The Downing FOUR Healthcare Share Class is seeking to provide attractive returns to investors by investing in a portfolio of healthcare companies.
The focus will be on development and expansion funding for innovative healthcare and biomedical businesses.
Alongside the standard lump sum available for one-off subscriptions, we are introducing the option for investors to subscribe monthly by way of a standing order. Share allotments will be made at least quarterly with tax and share certificates issued accordingly.
|Minimum subscription: £5,000 lump sum or £500 per month (across both share classes)||Maximum subscription: £200,000 lump sum or £16,666 per month (across both share classes)|
Method of payment for application
Payments for applications can be made by cheque, made payable to:
Downing FOUR VCT plc, or by electronic bank transfer using the payment details below.
How to apply
If you would like to invest, please first read the Prospectus before completing an application form.
The key risks are set out below. Please read the Prospectus for a full list of risk factors:
- You may lose money: the value of shares may go down as well as up and shareholders may not receive back the full amount invested. In addition, there is no certainty as to the level of dividends.
- Tax reliefs are not guaranteed: the availability of the tax reliefs depends on the companies invested in maintaining their qualifying status. If Downing FOUR does not maintain VCT qualifying status investors could lose the upfront 30% income tax relief and all other tax reliefs. All tax reliefs are subject to change in the future and personal circumstances. Please refer to HM Revenue & Customs’ website for further guidance on the tax reliefs available on VCT investments.

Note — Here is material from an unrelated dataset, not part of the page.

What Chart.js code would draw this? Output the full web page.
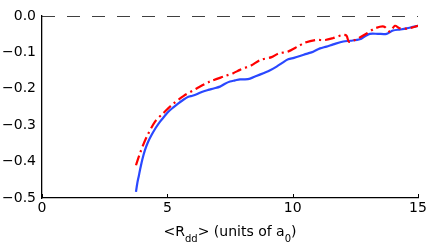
<!DOCTYPE html>
<html>
<head>
<meta charset="utf-8">
<script src="https://cdn.jsdelivr.net/npm/chart.js@4/dist/chart.umd.min.js"></script>
<style>
  body{margin:0;background:#fff;}
  #wrap{position:relative;width:436px;height:245px;overflow:hidden;}
  #xtitle{position:absolute;left:230px;top:223px;transform:translateX(-50%);
    font:14px "DejaVu Sans",sans-serif;color:#000;white-space:nowrap;}
  #xtitle sub{font-size:10px;vertical-align:-6px;line-height:0;}
</style>
</head>
<body>
<div id="wrap">
  <canvas id="mychart" width="436" height="245"></canvas>
  <div id="xtitle">&lt;R<sub>dd</sub>&gt; (units of a<sub>0</sub>)</div>
</div>
<script>
// blue solid curve
var blueX=[3.75,3.8,3.86,3.91,4.0,4.11,4.23,4.37,4.54,4.71,4.88,5.04,5.24,5.44,5.64,5.84,6.0,6.17,6.4,6.63,6.85,7.1,7.3,7.5,7.7,7.9,8.1,8.3,8.55,8.83,9.1,9.36,9.6,9.82,10.05,10.29,10.55,10.82,11.09,11.35,11.62,12.02,12.3,12.68,12.9,13.08,13.4,13.75,14.0,14.3,14.55,14.8,15.0]
var blueY=[-0.483,-0.46,-0.44,-0.423,-0.395,-0.368,-0.346,-0.327,-0.307,-0.290,-0.276,-0.263,-0.251,-0.240,-0.230,-0.222,-0.219,-0.215,-0.208,-0.203,-0.199,-0.194,-0.186,-0.180,-0.177,-0.174,-0.174,-0.172,-0.165,-0.157,-0.149,-0.139,-0.128,-0.119,-0.115,-0.110,-0.104,-0.098,-0.089,-0.084,-0.078,-0.070,-0.068,-0.064,-0.055,-0.049,-0.049,-0.049,-0.040,-0.037,-0.034,-0.030,-0.027]
// red dash-dot curve
var redX=[3.75,3.91,4.15,4.51,4.84,5.17,5.64,6.17,6.7,7.3,7.63,7.9,8.36,8.7,9.16,9.43,9.8,10.2,10.49,10.9,11.3,11.6,12.0,12.15,12.25,12.62,12.95,13.28,13.64,13.88,14.08,14.28,14.61,15.0]
var redY=[-0.410,-0.377,-0.336,-0.290,-0.267,-0.245,-0.220,-0.199,-0.180,-0.165,-0.157,-0.148,-0.135,-0.121,-0.113,-0.103,-0.098,-0.084,-0.073,-0.066,-0.066,-0.061,-0.052,-0.054,-0.071,-0.061,-0.048,-0.034,-0.029,-0.043,-0.027,-0.034,-0.034,-0.027]
// zero reference line
var zeroX=[0,15]
var zeroY=[0,0]
var xTicks=[0,5,10,15]
var yTicks=[0,-0.1,-0.2,-0.3,-0.4,-0.5]

function pts(xs,ys){
    var out=[]
    for(var i=0;i<xs.length;i++) out.push({x:xs[i],y:ys[i]})
    return out
}

var FONT={family:'"DejaVu Sans", sans-serif',size:14}

// small inward ticks on the x axis
var inTicks={
    id:'inTicks',
    afterDraw:function(chart){
        var c=chart.ctx, xs=chart.scales.x, b=chart.chartArea.bottom
        c.save()
        c.strokeStyle='#000'
        c.lineWidth=1
        xTicks.forEach(function(v){
            var px=Math.round(xs.getPixelForValue(v))+0.5
            c.beginPath(); c.moveTo(px,b); c.lineTo(px,b-4); c.stroke()
        })
        c.restore()
    }
}

var ctx=document.getElementById("mychart").getContext("2d")
var chart=new Chart(ctx,{
    type:"scatter",
    data:{
        datasets:[{
            data:pts(zeroX,zeroY),
            showLine:true,
            borderColor:"#000",
            borderWidth:1.5,
            borderDash:[13,12],
            pointRadius:0
        },{
            data:pts(redX,redY),
            showLine:true,
            borderColor:"#ff0000",
            borderWidth:2.2,
            borderDash:[10,4,2,4],
            pointRadius:0,
            tension:0.3
        },{
            data:pts(blueX,blueY),
            showLine:true,
            borderColor:"#2a48ff",
            borderWidth:2.2,
            pointRadius:0,
            tension:0.3
        }]
    },
    options:{
        responsive:false,
        animation:false,
        events:[],
        layout:{padding:{left:0,right:18,top:16,bottom:0}},
        plugins:{legend:{display:false},tooltip:{enabled:false}},
        scales:{
            x:{
                type:"linear",min:0,max:15,
                afterBuildTicks:function(s){s.ticks=xTicks.map(function(v){return {value:v}})},
                ticks:{color:"#000",font:FONT,padding:2,maxRotation:0},
                grid:{display:false,drawTicks:false,tickLength:0},
                border:{display:true,color:"#000",width:1.3},
                afterFit:function(s){s.height=47}
            },
            y:{
                type:"linear",min:-0.5,max:0,
                afterBuildTicks:function(s){s.ticks=yTicks.map(function(v){return {value:v}})},
                ticks:{color:"#000",font:FONT,padding:6,
                    callback:function(v){var t=Math.abs(v).toFixed(1);return v<-1e-9?"\u2212"+t:t}},
                grid:{display:false,drawTicks:false,tickLength:0},
                border:{display:true,color:"#000",width:1.3},
                afterFit:function(s){s.width=42}
            }
        }
    },
    plugins:[inTicks]
})
</script>
</body>
</html>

- VCT rules are restrictive: Downing FOUR’s ability to obtain maximum value from its investments may be limited by the VCT rules. Changes in the VCT rules may be applied retrospectively and may reduce the level of returns for investors.
- You cannot rely on past performance: Downing FOUR invests in small unlisted companies which, by their nature, are higher risk than larger “blue-chip” companies. Past performance is not a reliable indicator of future performance.
- This is a long-term investment: You should be prepared to hold your shares for a minimum of five years to qualify for the available VCT tax reliefs.
- Nature of smaller companies: VCT funds must be invested in smaller companies which may be more risky than their larger counterparts and where shares may be less liquid.
- Single sector exposure: The qualifying investments in this share class will only be invested in the healthcare sector, which may increase risks compared to a VCT share class that is diversified by sector.